Protection of these groups and more is mandated by state and federal laws. At both levels, however, the officials sworn to uphold those laws chose instead to protect the wrong-doers, to the point of inviting charges of malfeasance to say nothing of breach of trust. Were that not disgraceful enough, they had the cheek to blame the victim for the demise of the polluter. Had the plant not been faced with potential fines for RCRA violations, these officials stated repeatedly, the company would not have had to close down. Overlooked in this argument is the fact that to date, Hawaiian Western Steel has not paid one bloody red cent for any of its many acknowledged infractions of environmental law. The company’s bankruptcy filing appears to have been the result of its parent company wanting to lob off a losing operation. Threats of possible environmental prosecution served only as a convenient mask.

Like drivers of getaway cars in a bank robbery, federal and state officials have helped Hawaiian Western Steel in its flight to avoid prosecution. The company, which seems unlikely to emerge intact from Chapter 11 bankruptcy proceedings, will probably go unpunished. And, given the utter indifference displayed by the daily press to the problem, it appears likely that the officials who have aided and abetted these crimes will escape having to answer for their actions.

Closure?

Bringing closure to the problems raised by Hawaiian Western Steel’s operations will involve more than dealing with the 43,000 cubic yards of solid and hazardous waste it is known to have generated. Full resolution would entail finding answers to many of the puzzling questions raised in these pages and in the report to the House subcommittee headed by Representative Dingell, excerpts of which appear in this issue.

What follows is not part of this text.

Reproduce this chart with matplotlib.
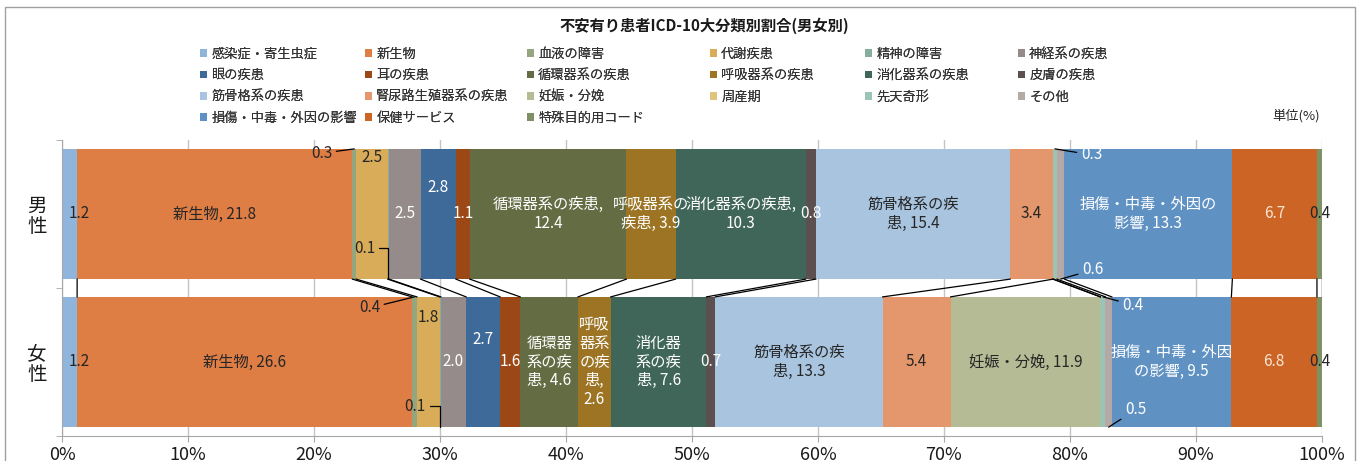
import numpy as np
import matplotlib.pyplot as plt
from matplotlib.patches import Rectangle

plt.rcParams['font.family'] = ['Noto Sans CJK JP', 'DejaVu Sans']

# data (%)
categories = ['感染症・寄生虫症', '新生物', '血液の障害', '代謝疾患', '精神の障害', '神経系の疾患',
              '眼の疾患', '耳の疾患', '循環器系の疾患', '呼吸器系の疾患', '消化器系の疾患', '皮膚の疾患',
              '筋骨格系の疾患', '腎尿路生殖器系の疾患', '妊娠・分娩', '周産期', '先天奇形', 'その他',
              '損傷・中毒・外因の影響', '保健サービス', '特殊目的用コード']
male = [1.2, 21.8, 0.3, 2.5, 0.1, 2.5, 2.8, 1.1, 12.4, 3.9, 10.3, 0.8,
        15.4, 3.4, 0.0, 0.0, 0.3, 0.6, 13.3, 6.7, 0.4]
female = [1.2, 26.6, 0.4, 1.8, 0.1, 2.0, 2.7, 1.6, 4.6, 2.6, 7.6, 0.7,
          13.3, 5.4, 11.9, 0.0, 0.4, 0.5, 9.5, 6.8, 0.4]
groups = ['男\n性', '女\n性']

# label texts that also carry the category name
male_names = {1: '新生物, {}', 8: '循環器系の疾患,\n{}', 9: '呼吸器系の\n疾患, {}',
              10: '消化器系の疾患,\n{}', 12: '筋骨格系の疾\n患, {}', 18: '損傷・中毒・外因の\n影響, {}'}
female_names = {1: '新生物, {}', 8: '循環器\n系の疾\n患, {}', 9: '呼吸\n器系\nの疾\n患,\n{}',
                10: '消化器\n系の疾\n患, {}', 12: '筋骨格系の疾\n患, {}', 14: '妊娠・分娩, {}',
                18: '損傷・中毒・外因\nの影響, {}'}

colors = ['#8FB5DC', '#DE7D44', '#94A680', '#D8AC58', '#86AE9E', '#958B8B',
          '#3E6A99', '#9C4716', '#646C44', '#9C7424', '#3F6658', '#5B4F50',
          '#A8C4DF', '#E4976C', '#B5BC95', '#E0C37D', '#9DC3B4', '#B5A9A8',
          '#5F92C3', '#CC6426', '#7E9164']
dark_text = {0, 1, 2, 3, 4, 12, 13, 14, 15, 20}

W, H = 1367, 461
fig = plt.figure(figsize=(W / 100, H / 100), dpi=100)
ax = fig.add_axes([62 / W, 1 - 436 / H, 1260 / W, 296 / H])

m = np.array(male) / sum(male) * 100
f = np.array(female) / sum(female) * 100
m_left = np.concatenate([[0], np.cumsum(m)[:-1]])
f_left = np.concatenate([[0], np.cumsum(f)[:-1]])
bh = 0.88

bars = []
for i, cat in enumerate(categories):
    b = ax.barh([0, 1], [m[i], f[i]], left=[m_left[i], f_left[i]], height=bh,
                color=colors[i], label=cat, zorder=2)
    bars.append(b)

# series lines between the two bars
for i in range(len(categories)):
    ax.plot([m_left[i] + m[i], f_left[i] + f[i]], [bh / 2, 1 - bh / 2],
            color='black', lw=0.9, zorder=3)

# labels that are moved off centre: (row, index) -> (x, y, leader target, connection)
moved = {
    (0, 2): (20.6, -0.41, (m_left[2] + m[2] / 2, -bh / 2), 'arc3'),
    (0, 3): (m_left[3] + m[3] / 2, -0.385, None, None),
    (0, 4): (24.0, 0.23, (m_left[4] + m[4] / 2, bh / 2), 'angle,angleA=0,angleB=90,rad=0'),
    (0, 6): (m_left[6] + m[6] / 2, -0.176, None, None),
    (0, 16): (81.7, -0.40, (m_left[16] + m[16] / 2, -bh / 2), 'arc3'),
    (0, 17): (81.8, 0.378, (m_left[17] + m[17] / 2, bh / 2), 'arc3'),
    (1, 2): (24.4, 0.635, (f_left[2] + f[2] / 2, 1 - bh / 2), 'arc3'),
    (1, 3): (f_left[3] + f[3] / 2, 0.70, None, None),
    (1, 4): (28.0, 1.30, (f_left[4] + f[4] / 2, 1 + bh / 2), 'angle,angleA=0,angleB=90,rad=0'),
    (1, 6): (f_left[6] + f[6] / 2, 0.851, None, None),
    (1, 16): (85.0, 0.615, (f_left[16] + f[16] / 2, 1 - bh / 2), 'arc3'),
    (1, 17): (85.2, 1.324, (f_left[17] + f[17] / 2, 1 + bh / 2), 'arc3'),
}

for row, (vals, pct, left, names) in enumerate([(male, m, m_left, male_names),
                                                 (female, f, f_left, female_names)]):
    for i, v in enumerate(vals):
        if v == 0:
            continue
        txt = names.get(i, '{}').format(v)
        col = '#262626' if i in dark_text else 'white'
        if i == 19:
            col = '#FAE6D2'
        if i in (16, 17):
            col = 'white'
        x, y = left[i] + pct[i] / 2, row
        if i == 0:
            x = 1.4
        if (row, i) in moved:
            x, y, target, conn = moved[(row, i)]
            if target is not None:
                ax.annotate(txt, xy=target, xytext=(x, y), ha='center', va='center',
                            fontsize=11, color=col, zorder=4,
                            arrowprops=dict(arrowstyle='-', color='black', lw=0.9,
                                            shrinkA=1, shrinkB=0, connectionstyle=conn))
                continue
        ax.text(x, y, txt, ha='center', va='center', fontsize=11, color=col,
                linespacing=1.15, zorder=4)

ax.set_xlim(0, 100)
ax.set_ylim(1.5, -0.5)
ax.set_xticks(np.arange(0, 101, 10))
ax.set_xticklabels([f'{t}%' for t in range(0, 101, 10)], fontsize=13, color='#1a1a1a')
ax.set_yticks([0, 1])
ax.set_yticklabels(groups, fontsize=14, linespacing=0.95, color='#1a1a1a')
ax.set_yticks([-0.5, 0.5, 1.5], minor=True)
ax.tick_params(axis='y', which='major', length=0, pad=11)
ax.tick_params(axis='y', which='minor', length=4, color='#A6A6A6')
ax.tick_params(axis='x', length=4, color='#A6A6A6', pad=3)
ax.grid(axis='x', color='#C4C4C4', lw=1, zorder=0)
ax.set_axisbelow(True)
for s in ['top', 'right']:
    ax.spines[s].set_visible(False)
ax.spines['left'].set_color('#A6A6A6')
ax.spines['bottom'].set_color('#A6A6A6')

# legend, one box per column so the columns sit like the original
col_x = [200, 365, 527, 710, 865, 1018]
for c in range(6):
    idx = [k for k in range(c, len(categories), 6)]
    leg = fig.legend([bars[k] for k in idx], [categories[k] for k in idx],
                     loc='upper left', bbox_to_anchor=(col_x[c] / W, 1 - 48 / H),
                     frameon=False, fontsize=9.5, handlelength=0.55, handleheight=0.55,
                     handletextpad=0.3, labelspacing=0.62, borderpad=0, borderaxespad=0,
                     labelcolor='#333333')
    fig.add_artist(leg)

fig.text(704 / W, 1 - 26 / H, '不安有り患者ICD-10大分類別割合(男女別)', ha='center', va='center',
         fontsize=11, fontweight='bold', color='#1a1a1a')
fig.text(1320 / W, 1 - 116 / H, '単位(%)', ha='right', va='center', fontsize=9.5, color='#262626')

fig.add_artist(Rectangle((5 / W, -0.1), 1350 / W, 1.1 - 7 / H, transform=fig.transFigure,
                         fill=False, edgecolor='#A0A0A0', lw=1))

fig.savefig('out.png', dpi=100)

The changing White House administration might bring about a climate in which the actions of officials within the Department of Justice during the Bush years could be investigated. However, given the close ties between President-elect Clinton and Governor Waihe`e, it is probably futile to hope for a federal grand jury investigation into the actions of state officials similar to the one that is now reported to be looking into the state Land Use Commission’s approval of the Hawaiian Riviera Resort.

Closure of this sort, though unlikely, is vitally important. Should the question of how Hawaiian Western Steel got away with so much for so long not be answered, it is reasonable to believe that the lessons that could be gleaned from this case history will not be seared into the minds of the officials responsible. Having suffered no political embarrassment, they will remain unchastened, ready once more to go to bat for the next politically well-connected polluter to come down the pike.

That would be awful.

That appears likely in the extreme.

Erratum

In last month’s editorial, a statement was attributed to Maurice Kaya of the Department of Business and Economic Development. The source of the statement was actually Gerry Lesperance. Our apologies for the error.